■ **PROMPT**
Your task is to transcribe all of the data below exactly, omitting the images.

(Stored items from a collection)

↓

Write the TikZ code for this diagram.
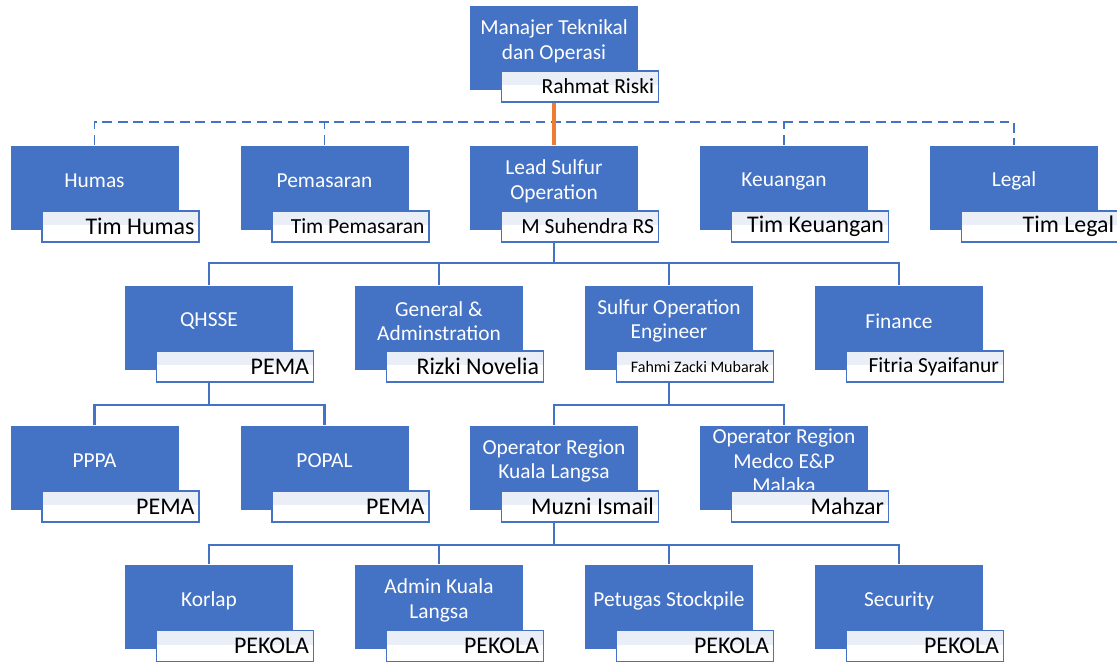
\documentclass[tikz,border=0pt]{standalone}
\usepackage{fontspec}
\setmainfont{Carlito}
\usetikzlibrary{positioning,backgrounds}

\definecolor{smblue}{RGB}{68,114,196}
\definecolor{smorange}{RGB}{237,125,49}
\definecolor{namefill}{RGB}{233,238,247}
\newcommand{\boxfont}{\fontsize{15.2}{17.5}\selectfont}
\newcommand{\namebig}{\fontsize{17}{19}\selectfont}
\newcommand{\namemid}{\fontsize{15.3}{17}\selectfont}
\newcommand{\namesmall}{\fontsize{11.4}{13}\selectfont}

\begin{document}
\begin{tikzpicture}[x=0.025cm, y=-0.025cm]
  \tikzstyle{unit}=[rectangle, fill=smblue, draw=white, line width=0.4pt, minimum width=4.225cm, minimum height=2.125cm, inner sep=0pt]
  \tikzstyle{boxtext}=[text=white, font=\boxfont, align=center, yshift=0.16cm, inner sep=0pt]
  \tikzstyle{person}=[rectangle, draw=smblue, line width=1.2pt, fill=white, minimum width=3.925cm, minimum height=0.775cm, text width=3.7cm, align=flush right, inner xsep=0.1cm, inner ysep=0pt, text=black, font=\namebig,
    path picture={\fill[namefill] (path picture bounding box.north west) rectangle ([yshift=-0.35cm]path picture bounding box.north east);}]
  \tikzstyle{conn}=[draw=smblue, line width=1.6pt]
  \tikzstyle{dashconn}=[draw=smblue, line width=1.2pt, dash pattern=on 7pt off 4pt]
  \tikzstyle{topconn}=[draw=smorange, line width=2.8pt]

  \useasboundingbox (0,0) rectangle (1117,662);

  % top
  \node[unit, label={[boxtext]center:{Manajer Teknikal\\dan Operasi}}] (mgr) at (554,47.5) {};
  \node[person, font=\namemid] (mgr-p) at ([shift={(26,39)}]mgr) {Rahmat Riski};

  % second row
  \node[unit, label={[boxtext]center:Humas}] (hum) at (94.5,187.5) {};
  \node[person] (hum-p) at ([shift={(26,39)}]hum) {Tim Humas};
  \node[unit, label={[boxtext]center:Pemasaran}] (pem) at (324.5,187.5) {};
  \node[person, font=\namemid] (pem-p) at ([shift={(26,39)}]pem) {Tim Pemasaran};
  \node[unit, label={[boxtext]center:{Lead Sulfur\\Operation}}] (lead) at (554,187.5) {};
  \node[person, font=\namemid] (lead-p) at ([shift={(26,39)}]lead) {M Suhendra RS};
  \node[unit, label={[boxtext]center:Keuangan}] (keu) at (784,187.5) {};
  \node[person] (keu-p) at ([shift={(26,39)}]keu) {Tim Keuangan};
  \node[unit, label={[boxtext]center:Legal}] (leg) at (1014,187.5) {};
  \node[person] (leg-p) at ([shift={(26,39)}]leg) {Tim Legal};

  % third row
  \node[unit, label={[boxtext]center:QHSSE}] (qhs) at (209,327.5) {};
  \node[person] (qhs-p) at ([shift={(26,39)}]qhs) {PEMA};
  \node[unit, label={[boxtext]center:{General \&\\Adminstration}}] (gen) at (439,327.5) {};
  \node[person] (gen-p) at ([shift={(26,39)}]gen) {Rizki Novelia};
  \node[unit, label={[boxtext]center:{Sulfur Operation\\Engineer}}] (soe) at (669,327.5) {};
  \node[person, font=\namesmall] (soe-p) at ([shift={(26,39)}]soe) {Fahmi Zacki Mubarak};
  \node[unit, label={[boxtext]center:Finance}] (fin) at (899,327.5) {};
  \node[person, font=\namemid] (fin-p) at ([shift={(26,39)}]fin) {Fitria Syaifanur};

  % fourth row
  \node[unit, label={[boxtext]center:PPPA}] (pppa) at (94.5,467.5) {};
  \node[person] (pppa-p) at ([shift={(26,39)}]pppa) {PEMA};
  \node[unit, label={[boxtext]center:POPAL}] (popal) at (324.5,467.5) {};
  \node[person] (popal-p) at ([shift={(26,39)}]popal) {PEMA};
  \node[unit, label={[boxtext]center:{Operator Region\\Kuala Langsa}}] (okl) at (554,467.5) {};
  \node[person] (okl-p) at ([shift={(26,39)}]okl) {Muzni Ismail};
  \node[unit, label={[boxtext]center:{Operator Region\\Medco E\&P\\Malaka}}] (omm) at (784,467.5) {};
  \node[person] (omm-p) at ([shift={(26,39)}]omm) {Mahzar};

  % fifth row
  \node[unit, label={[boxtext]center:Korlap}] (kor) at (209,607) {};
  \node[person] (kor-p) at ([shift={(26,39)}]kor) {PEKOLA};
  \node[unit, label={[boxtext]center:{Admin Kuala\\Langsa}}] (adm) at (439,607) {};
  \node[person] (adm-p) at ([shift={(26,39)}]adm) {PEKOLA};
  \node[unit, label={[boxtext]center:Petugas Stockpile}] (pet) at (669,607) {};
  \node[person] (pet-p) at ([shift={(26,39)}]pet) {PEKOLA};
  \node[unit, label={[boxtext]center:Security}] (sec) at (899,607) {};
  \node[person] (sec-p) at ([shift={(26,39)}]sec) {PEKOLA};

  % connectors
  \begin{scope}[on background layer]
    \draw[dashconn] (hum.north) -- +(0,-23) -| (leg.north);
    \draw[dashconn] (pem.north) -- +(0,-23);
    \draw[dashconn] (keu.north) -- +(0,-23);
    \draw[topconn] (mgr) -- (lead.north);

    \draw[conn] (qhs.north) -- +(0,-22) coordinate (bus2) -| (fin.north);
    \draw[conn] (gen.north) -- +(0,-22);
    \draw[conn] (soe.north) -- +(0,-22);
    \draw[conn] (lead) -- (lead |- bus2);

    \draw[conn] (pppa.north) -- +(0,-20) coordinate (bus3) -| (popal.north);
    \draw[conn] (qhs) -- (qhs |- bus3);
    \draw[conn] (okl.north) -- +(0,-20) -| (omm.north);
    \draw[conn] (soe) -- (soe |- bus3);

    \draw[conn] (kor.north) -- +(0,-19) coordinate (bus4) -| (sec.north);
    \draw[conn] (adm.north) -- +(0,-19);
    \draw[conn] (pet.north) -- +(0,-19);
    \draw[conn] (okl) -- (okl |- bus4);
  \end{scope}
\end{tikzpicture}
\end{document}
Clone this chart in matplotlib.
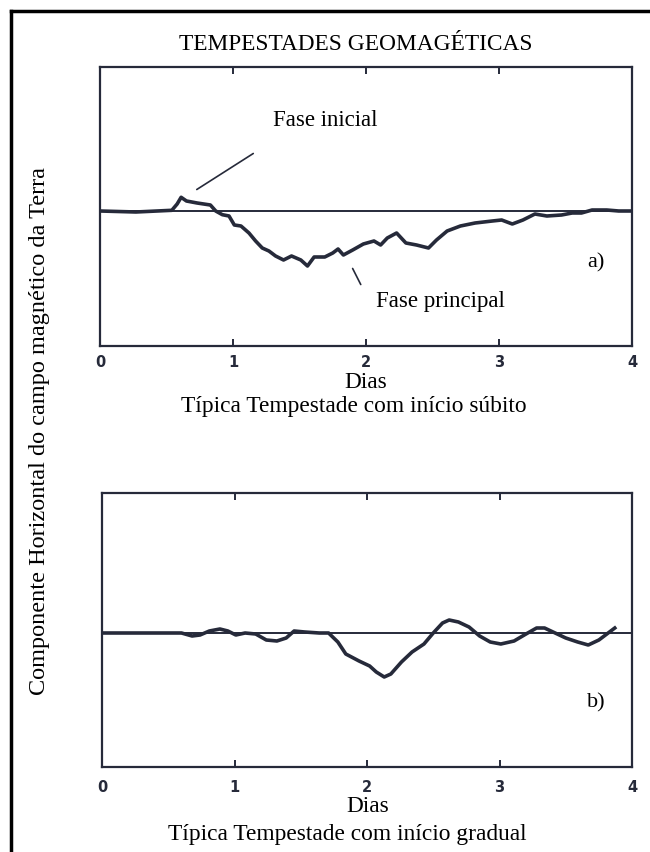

↑

■ **SOLUTION TO THE EXERCISE**
Write the TikZ code for this diagram.
\documentclass[tikz,border=0pt]{standalone}
\usepackage{fontspec}
\setmainfont{Carlito}
\usetikzlibrary{positioning,backgrounds}

\definecolor{smblue}{RGB}{68,114,196}
\definecolor{smorange}{RGB}{237,125,49}
\definecolor{namefill}{RGB}{233,238,247}
\newcommand{\boxfont}{\fontsize{15.2}{17.5}\selectfont}
\newcommand{\namebig}{\fontsize{17}{19}\selectfont}
\newcommand{\namemid}{\fontsize{15.3}{17}\selectfont}
\newcommand{\namesmall}{\fontsize{11.4}{13}\selectfont}

\begin{document}
\begin{tikzpicture}[x=0.025cm, y=-0.025cm]
  \tikzstyle{unit}=[rectangle, fill=smblue, draw=white, line width=0.4pt, minimum width=4.225cm, minimum height=2.125cm, inner sep=0pt]
  \tikzstyle{boxtext}=[text=white, font=\boxfont, align=center, yshift=0.16cm, inner sep=0pt]
  \tikzstyle{person}=[rectangle, draw=smblue, line width=1.2pt, fill=white, minimum width=3.925cm, minimum height=0.775cm, text width=3.7cm, align=flush right, inner xsep=0.1cm, inner ysep=0pt, text=black, font=\namebig,
    path picture={\fill[namefill] (path picture bounding box.north west) rectangle ([yshift=-0.35cm]path picture bounding box.north east);}]
  \tikzstyle{conn}=[draw=smblue, line width=1.6pt]
  \tikzstyle{dashconn}=[draw=smblue, line width=1.2pt, dash pattern=on 7pt off 4pt]
  \tikzstyle{topconn}=[draw=smorange, line width=2.8pt]

  \useasboundingbox (0,0) rectangle (1117,662);

  % top
  \node[unit, label={[boxtext]center:{Manajer Teknikal\\dan Operasi}}] (mgr) at (554,47.5) {};
  \node[person, font=\namemid] (mgr-p) at ([shift={(26,39)}]mgr) {Rahmat Riski};

  % second row
  \node[unit, label={[boxtext]center:Humas}] (hum) at (94.5,187.5) {};
  \node[person] (hum-p) at ([shift={(26,39)}]hum) {Tim Humas};
  \node[unit, label={[boxtext]center:Pemasaran}] (pem) at (324.5,187.5) {};
  \node[person, font=\namemid] (pem-p) at ([shift={(26,39)}]pem) {Tim Pemasaran};
  \node[unit, label={[boxtext]center:{Lead Sulfur\\Operation}}] (lead) at (554,187.5) {};
  \node[person, font=\namemid] (lead-p) at ([shift={(26,39)}]lead) {M Suhendra RS};
  \node[unit, label={[boxtext]center:Keuangan}] (keu) at (784,187.5) {};
  \node[person] (keu-p) at ([shift={(26,39)}]keu) {Tim Keuangan};
  \node[unit, label={[boxtext]center:Legal}] (leg) at (1014,187.5) {};
  \node[person] (leg-p) at ([shift={(26,39)}]leg) {Tim Legal};

  % third row
  \node[unit, label={[boxtext]center:QHSSE}] (qhs) at (209,327.5) {};
  \node[person] (qhs-p) at ([shift={(26,39)}]qhs) {PEMA};
  \node[unit, label={[boxtext]center:{General \&\\Adminstration}}] (gen) at (439,327.5) {};
  \node[person] (gen-p) at ([shift={(26,39)}]gen) {Rizki Novelia};
  \node[unit, label={[boxtext]center:{Sulfur Operation\\Engineer}}] (soe) at (669,327.5) {};
  \node[person, font=\namesmall] (soe-p) at ([shift={(26,39)}]soe) {Fahmi Zacki Mubarak};
  \node[unit, label={[boxtext]center:Finance}] (fin) at (899,327.5) {};
  \node[person, font=\namemid] (fin-p) at ([shift={(26,39)}]fin) {Fitria Syaifanur};

  % fourth row
  \node[unit, label={[boxtext]center:PPPA}] (pppa) at (94.5,467.5) {};
  \node[person] (pppa-p) at ([shift={(26,39)}]pppa) {PEMA};
  \node[unit, label={[boxtext]center:POPAL}] (popal) at (324.5,467.5) {};
  \node[person] (popal-p) at ([shift={(26,39)}]popal) {PEMA};
  \node[unit, label={[boxtext]center:{Operator Region\\Kuala Langsa}}] (okl) at (554,467.5) {};
  \node[person] (okl-p) at ([shift={(26,39)}]okl) {Muzni Ismail};
  \node[unit, label={[boxtext]center:{Operator Region\\Medco E\&P\\Malaka}}] (omm) at (784,467.5) {};
  \node[person] (omm-p) at ([shift={(26,39)}]omm) {Mahzar};

  % fifth row
  \node[unit, label={[boxtext]center:Korlap}] (kor) at (209,607) {};
  \node[person] (kor-p) at ([shift={(26,39)}]kor) {PEKOLA};
  \node[unit, label={[boxtext]center:{Admin Kuala\\Langsa}}] (adm) at (439,607) {};
  \node[person] (adm-p) at ([shift={(26,39)}]adm) {PEKOLA};
  \node[unit, label={[boxtext]center:Petugas Stockpile}] (pet) at (669,607) {};
  \node[person] (pet-p) at ([shift={(26,39)}]pet) {PEKOLA};
  \node[unit, label={[boxtext]center:Security}] (sec) at (899,607) {};
  \node[person] (sec-p) at ([shift={(26,39)}]sec) {PEKOLA};

  % connectors
  \begin{scope}[on background layer]
    \draw[dashconn] (hum.north) -- +(0,-23) -| (leg.north);
    \draw[dashconn] (pem.north) -- +(0,-23);
    \draw[dashconn] (keu.north) -- +(0,-23);
    \draw[topconn] (mgr) -- (lead.north);

    \draw[conn] (qhs.north) -- +(0,-22) coordinate (bus2) -| (fin.north);
    \draw[conn] (gen.north) -- +(0,-22);
    \draw[conn] (soe.north) -- +(0,-22);
    \draw[conn] (lead) -- (lead |- bus2);

    \draw[conn] (pppa.north) -- +(0,-20) coordinate (bus3) -| (popal.north);
    \draw[conn] (qhs) -- (qhs |- bus3);
    \draw[conn] (okl.north) -- +(0,-20) -| (omm.north);
    \draw[conn] (soe) -- (soe |- bus3);

    \draw[conn] (kor.north) -- +(0,-19) coordinate (bus4) -| (sec.north);
    \draw[conn] (adm.north) -- +(0,-19);
    \draw[conn] (pet.north) -- +(0,-19);
    \draw[conn] (okl) -- (okl |- bus4);
  \end{scope}
\end{tikzpicture}
\end{document}
Clone this chart in matplotlib.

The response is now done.